Johnson 'frustrated' with House situation
This interview originally aired on In the Moment on SDPB Radio.
South Dakota’s lone representative in Congress said the situation in the House is “not good.”
Those comments come as former-Speaker Kevin McCarthy was ousted earlier this week. Eight Republicans joined all Democrats to remove McCarthy as leader of the House on Tuesday.
The GOP’s narrow majority gives outsized influence to a small number of Republicans who made McCarthy agree to several concessions to initially gain the spot.
In an interview on SDPB's In the Moment, Johnson said the hardliners who moved to oust McCarthy from the speakership will continue their antics.

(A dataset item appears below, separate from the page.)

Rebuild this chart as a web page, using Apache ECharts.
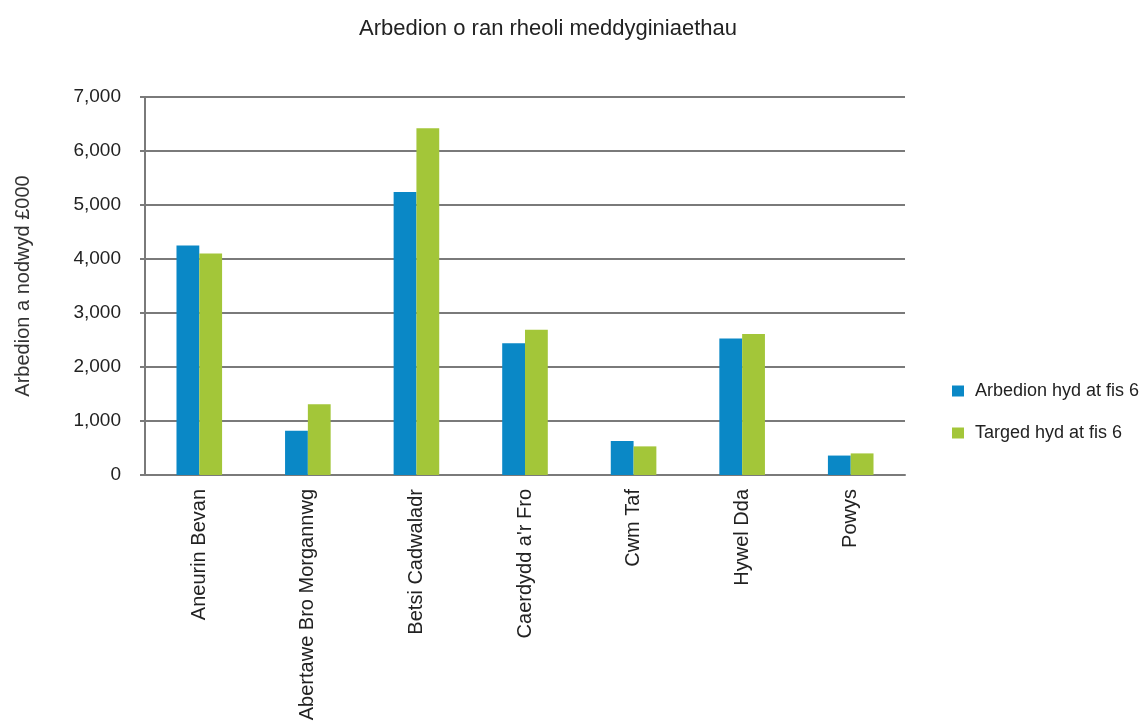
<!DOCTYPE html>
<html>
<head>
<meta charset="utf-8">
<script src="https://cdn.jsdelivr.net/npm/echarts@6/dist/echarts.min.js"></script>
<style>
html,body{margin:0;padding:0;background:#fff;}
#chart{width:1147px;height:725px;}
</style>
</head>
<body>
<div id="chart"></div>
<script>
var categories = ["Aneurin Bevan", "Abertawe Bro Morgannwg", "Betsi Cadwaladr", "Caerdydd a'r Fro", "Cwm Taf", "Hywel Dda", "Powys"];
var savingsValues = [4250, 820, 5240, 2440, 630, 2530, 360];
var targetValues = [4100, 1310, 6420, 2690, 530, 2610, 400];
var seriesNames = ["Arbedion hyd at fis 6", "Targed hyd at fis 6"];
var titleText = "Arbedion o ran rheoli meddyginiaethau";
var yAxisName = "Arbedion a nodwyd £000";

var chart = echarts.init(document.getElementById('chart'));
var font = 'Liberation Sans, Arial, sans-serif';
chart.setOption({
  backgroundColor: '#fff',
  animation: false,
  title: {
    text: titleText,
    left: 543, top: 13, textAlign: 'center',
    textStyle: {fontFamily: font, fontSize: 22, fontWeight: 'normal', color: '#222'}
  },
  legend: {
    orient: 'vertical',
    left: 947, top: 377,
    itemWidth: 12, itemHeight: 11, itemGap: 24,
    icon: 'rect',
    textStyle: {fontFamily: font, fontSize: 18, color: '#222', padding: [0,0,0,6]},
    data: seriesNames
  },
  grid: {left: 145, right: 242, top: 97, bottom: 250},
  xAxis: {
    type: 'category',
    data: categories,
    axisLine: {lineStyle: {color: '#7a7a7a', width: 2}},
    axisTick: {show: false},
    axisLabel: {rotate: 90, fontFamily: font, fontSize: 20, color: '#222', margin: 14, interval: 0}
  },
  yAxis: {
    type: 'value',
    min: 0, max: 7000, interval: 1000,
    name: yAxisName,
    nameLocation: 'middle',
    nameRotate: 90,
    nameGap: 112,
    nameTextStyle: {fontFamily: font, fontSize: 20, color: '#333'},
    axisLine: {show: true, lineStyle: {color: '#7a7a7a', width: 2}},
    axisTick: {show: true, length: 5, lineStyle: {color: '#7a7a7a', width: 2}},
    splitLine: {lineStyle: {color: '#7a7a7a', width: 2}},
    axisLabel: {
      fontFamily: font, fontSize: 19, color: '#222', margin: 24,
      formatter: function (v) { return v.toLocaleString('en-GB'); }
    }
  },
  series: [
    {name: seriesNames[0], type: 'bar', data: savingsValues, barGap: '0%', barCategoryGap: '58%', itemStyle: {color: '#0a88c6'}},
    {name: seriesNames[1], type: 'bar', data: targetValues, itemStyle: {color: '#a3c639'}}
  ]
});
</script>
</body>
</html>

“It’s just never enough with these guys. Some of them are principled. Others of them, though, are interested in themselves in attention and in chaos," Johnson said. "When you’ve got pyromaniacs—the fact that they have burned down one house does not satisfy them. It makes them hungry to go burn down more. This is not a good situation.”
Johnson said he’s also frustrated with House Democrats, who he said empowered hardliners to oust McCarthy.
House Democrats are upset McCarthy reneged on a budget deal with the White House, opened an impeachment inquiry into President Biden and blamed Democrats for wanting to shut the government down.
Part of McCarthy’s sins with the hardliners was his working with Democrats to keep the government temporarily funded. Now, Johnson said bipartisan solutions will become even harder.
“If working with Democrats is a political death sentence, then we’re going to get a lot less of it in the future," Johnson said. "I’m not just frustrated with the hardliners. I’m frustrated with the Democrats who are going to make it even that much more difficult to find common ground in our country.”
The House is unable to conduct legislative work without an elected speaker. House Republicans will convene on Tuesday for a forum to hear from candidates for the speakership.
Several Republicans are announcing their intention to run for speaker, including majority leader Steve Scalise of Louisiana, and Jim Jordan of Ohio.
Johnson balks at the idea of becoming speaker in the current tenor of the house and said he does not have a preferred candidate, yet.